GIVEN INSTRUCTION –
Exactly reproduce the lines that follow.

SUPPLIED MATERIAL –
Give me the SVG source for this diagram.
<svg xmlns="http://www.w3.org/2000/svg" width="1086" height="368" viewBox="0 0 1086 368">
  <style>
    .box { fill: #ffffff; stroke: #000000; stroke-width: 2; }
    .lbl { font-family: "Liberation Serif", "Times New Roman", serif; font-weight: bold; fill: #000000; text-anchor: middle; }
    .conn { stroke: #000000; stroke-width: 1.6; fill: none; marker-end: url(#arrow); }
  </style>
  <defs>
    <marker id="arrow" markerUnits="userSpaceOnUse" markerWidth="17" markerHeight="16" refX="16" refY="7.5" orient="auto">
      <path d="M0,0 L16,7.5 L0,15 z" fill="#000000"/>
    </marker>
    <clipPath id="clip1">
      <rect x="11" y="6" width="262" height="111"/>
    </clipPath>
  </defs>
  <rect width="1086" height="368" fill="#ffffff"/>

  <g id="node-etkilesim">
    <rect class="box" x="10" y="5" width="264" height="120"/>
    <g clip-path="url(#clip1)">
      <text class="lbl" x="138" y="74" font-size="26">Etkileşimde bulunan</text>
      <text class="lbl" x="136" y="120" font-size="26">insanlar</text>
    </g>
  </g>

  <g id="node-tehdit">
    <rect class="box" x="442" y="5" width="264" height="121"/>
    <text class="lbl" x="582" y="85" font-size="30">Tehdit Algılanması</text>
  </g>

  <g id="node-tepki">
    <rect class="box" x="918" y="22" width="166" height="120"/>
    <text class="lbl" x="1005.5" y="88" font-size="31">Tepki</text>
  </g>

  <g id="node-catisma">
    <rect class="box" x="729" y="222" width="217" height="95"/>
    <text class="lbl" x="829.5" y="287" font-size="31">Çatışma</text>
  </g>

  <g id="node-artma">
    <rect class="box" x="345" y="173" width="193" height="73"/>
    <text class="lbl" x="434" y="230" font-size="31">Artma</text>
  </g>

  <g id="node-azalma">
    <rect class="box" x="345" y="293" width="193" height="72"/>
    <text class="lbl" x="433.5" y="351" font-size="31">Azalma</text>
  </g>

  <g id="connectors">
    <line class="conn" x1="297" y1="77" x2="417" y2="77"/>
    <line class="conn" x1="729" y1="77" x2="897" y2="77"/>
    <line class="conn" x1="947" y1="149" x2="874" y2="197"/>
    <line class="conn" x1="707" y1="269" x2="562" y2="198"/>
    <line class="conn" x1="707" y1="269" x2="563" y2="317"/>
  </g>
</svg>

RESPONSE BELOW –
Give me the SVG source for this diagram.
<svg xmlns="http://www.w3.org/2000/svg" width="1086" height="368" viewBox="0 0 1086 368">
  <style>
    .box { fill: #ffffff; stroke: #000000; stroke-width: 2; }
    .lbl { font-family: "Liberation Serif", "Times New Roman", serif; font-weight: bold; fill: #000000; text-anchor: middle; }
    .conn { stroke: #000000; stroke-width: 1.6; fill: none; marker-end: url(#arrow); }
  </style>
  <defs>
    <marker id="arrow" markerUnits="userSpaceOnUse" markerWidth="17" markerHeight="16" refX="16" refY="7.5" orient="auto">
      <path d="M0,0 L16,7.5 L0,15 z" fill="#000000"/>
    </marker>
    <clipPath id="clip1">
      <rect x="11" y="6" width="262" height="111"/>
    </clipPath>
  </defs>
  <rect width="1086" height="368" fill="#ffffff"/>

  <g id="node-etkilesim">
    <rect class="box" x="10" y="5" width="264" height="120"/>
    <g clip-path="url(#clip1)">
      <text class="lbl" x="138" y="74" font-size="26">Etkileşimde bulunan</text>
      <text class="lbl" x="136" y="120" font-size="26">insanlar</text>
    </g>
  </g>

  <g id="node-tehdit">
    <rect class="box" x="442" y="5" width="264" height="121"/>
    <text class="lbl" x="582" y="85" font-size="30">Tehdit Algılanması</text>
  </g>

  <g id="node-tepki">
    <rect class="box" x="918" y="22" width="166" height="120"/>
    <text class="lbl" x="1005.5" y="88" font-size="31">Tepki</text>
  </g>

  <g id="node-catisma">
    <rect class="box" x="729" y="222" width="217" height="95"/>
    <text class="lbl" x="829.5" y="287" font-size="31">Çatışma</text>
  </g>

  <g id="node-artma">
    <rect class="box" x="345" y="173" width="193" height="73"/>
    <text class="lbl" x="434" y="230" font-size="31">Artma</text>
  </g>

  <g id="node-azalma">
    <rect class="box" x="345" y="293" width="193" height="72"/>
    <text class="lbl" x="433.5" y="351" font-size="31">Azalma</text>
  </g>

  <g id="connectors">
    <line class="conn" x1="297" y1="77" x2="417" y2="77"/>
    <line class="conn" x1="729" y1="77" x2="897" y2="77"/>
    <line class="conn" x1="947" y1="149" x2="874" y2="197"/>
    <line class="conn" x1="707" y1="269" x2="562" y2="198"/>
    <line class="conn" x1="707" y1="269" x2="563" y2="317"/>
  </g>
</svg>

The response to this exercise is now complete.